Ferner rügt der Beschwerdeführer unter dem Aspekt eines wesentlichen Begründungsmangels des angefochtenen Bescheides, die belangte Behörde habe ausgeführt, daß dem Beschwerdeführer eine Aufenthaltsberechtigung im Bundesgebiet nicht zustehe, weil er über einen Sichtvermerk nicht verfüge und ihm eine Aufenthaltsbewilligung nach dem Aufenthaltsgesetz verwehrt worden sei. Sollte diese Behauptung eine "Begründung" für die Rechtmäßigkeit der Anhaltung und Erlassung des Schubhaftbescheides sein, fehle jegliche Konkretisierung hinsichtlich des Sachverhaltes.

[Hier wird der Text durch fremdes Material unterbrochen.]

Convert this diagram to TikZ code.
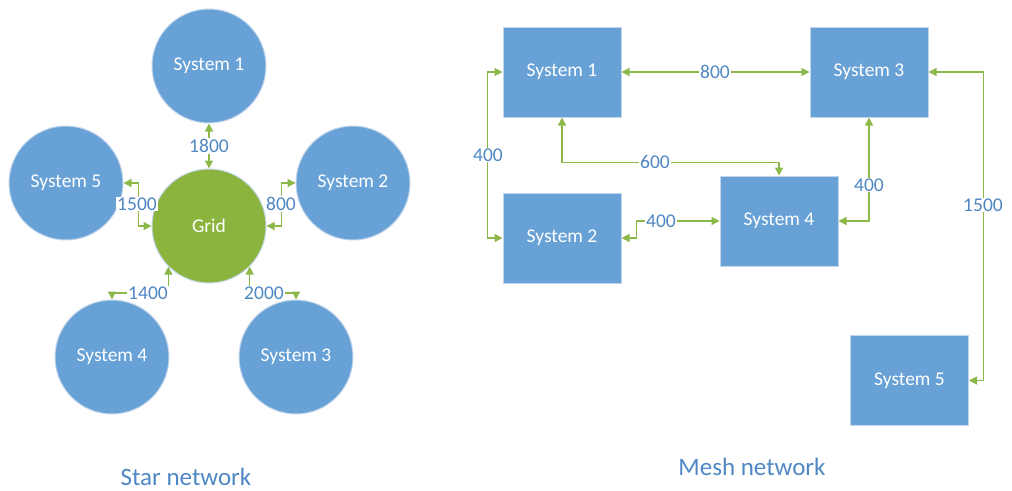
\documentclass[tikz,border=0pt]{standalone}
\usepackage{fontspec}
\setmainfont{Carlito}
\usetikzlibrary{arrows.meta}
\definecolor{sysblue}{HTML}{68A1D6}
\definecolor{sysedge}{HTML}{C3D6EC}
\definecolor{gridgreen}{HTML}{8BB43F}
\definecolor{linegreen}{HTML}{8CB84A}
\definecolor{labblue}{HTML}{4F87C4}
\tikzset{
  sysc/.style={circle, fill=sysblue, draw=sysedge, line width=1pt, minimum size=114pt, inner sep=0pt, text=white, font=\fontsize{19.5}{22}\selectfont},
  gridc/.style={sysc, fill=gridgreen},
  sysr/.style={rectangle, fill=sysblue, draw=sysedge, line width=1pt, minimum width=118pt, minimum height=90pt, inner sep=0pt, text=white, font=\fontsize{19.5}{22}\selectfont},
  conn/.style={draw=linegreen, line width=1.3pt, {Triangle[length=8pt,width=8pt]}-{Triangle[length=8pt,width=8pt]}},
  lab/.style={fill=white, text=labblue, inner sep=1pt, font=\fontsize{19.5}{22}\selectfont},
  title/.style={text=labblue, inner sep=0pt, font=\fontsize{25}{28}\selectfont}
}
\begin{document}
\begin{tikzpicture}[x=1pt,y=-1pt]
\useasboundingbox (0,0) rectangle (1012,490);
% Star network
\node[sysc] (s1) at (209,66) {System 1};
\node[sysc] (s5) at (66,183) {System 5};
\node[sysc] (s2) at (353,183) {System 2};
\node[gridc] (grid) at (209,226) {Grid};
\node[sysc] (s4) at (112,357) {System 4};
\node[sysc] (s3) at (296,357) {System 3};
\coordinate (c1) at (150,293);
\coordinate (c2) at (265,293);
\draw[conn] (grid.north) -- (s1.south);
\draw[conn] (s5.east) -- ++(15,0) |- (grid.west);
\draw[conn] (grid.east) -- ++(15,0) |- (s2.west);
\draw[conn] (grid.south west) |- (c1) -| (s4.north);
\draw[conn] (grid.south east) |- (c2) -| (s3.north);
\node[lab] (l1800) at (209,146) {1800};
\node[lab] (l1500) at (137,204) {1500};
\node[lab] (l800) at (281,204) {800};
\node[lab] (l1400) at (148,293) {1400};
\node[lab] (l2000) at (264,293) {2000};
\node[title] (tstar) at (186,477) {Star network};
% Mesh network
\node[sysr] (m1) at (562,72) {System 1};
\node[sysr] (m3) at (869,72) {System 3};
\node[sysr] (m2) at (562,238) {System 2};
\node[sysr] (m4) at (779,221) {System 4};
\node[sysr] (m5) at (909.5,380.5) {System 5};
\draw[conn] (m1.east) -- (m3.west);
\draw[conn] (m1.west) -- ++(-15,0) |- (m2.west);
\draw[conn] (m1.south) -- ++(0,45) -| (m4.north);
\draw[conn] (m2.east) -- ++(15,0) |- (m4.west);
\draw[conn] (m3.south) |- (m4.east);
\draw[conn] (m3.east) -- ++(55,0) |- (m5.east);
\node[lab] (l800m) at (715,72) {800};
\node[lab] (l400a) at (488,155) {400};
\node[lab] (l600) at (655,162) {600};
\node[lab] (l400b) at (661,221) {400};
\node[lab] (l400c) at (869,185) {400};
\node[lab] (l1500m) at (983,205) {1500};
\node[title] (tmesh) at (752,467) {Mesh network};
\end{tikzpicture}
\end{document}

Gemäß § 41 Abs. 1 FrG ist die Festnahme und Anhaltung (Schubhaft) eines Fremden möglich, sofern dies notwendig ist, um unter anderem die Abschiebung zu sichern. Die Notwendigkeit der Schubhaft wird von der belangten Behörde mit dem Vorliegen eines rechtskräftigen und durchsetzbaren Aufenthaltsverbotes begründet, wobei der Beschwerdeführer (bis zu seiner Festnahme am 29. Oktober 1996) seiner sich daraus ergebenden Ausreiseverpflichtung nicht nachgekommen war. Auf die gerügte Unterlassung der Begründung für die Annahme der belangten Behörde bezüglich eines Fehlens eines sonstigen Titels für einen rechtmäßigen Aufenthalt des Beschwerdeführers im Bundesgebiet kam es sohin nicht an, sodaß eine Wesentlichkeit des behaupteten Verfahrensmangels nicht vorliegt.
Da bereits der Inhalt der vorliegenden Beschwerde erkennen läßt, daß die vom Beschwerdeführer behaupteten Rechtsverletzungen nicht vorliegen, war die Beschwerde gemäß § 35 Abs. 1 VwGG ohne weiteres Verfahren in nichtöffentlicher Sitzung als unbegründet abzuweisen.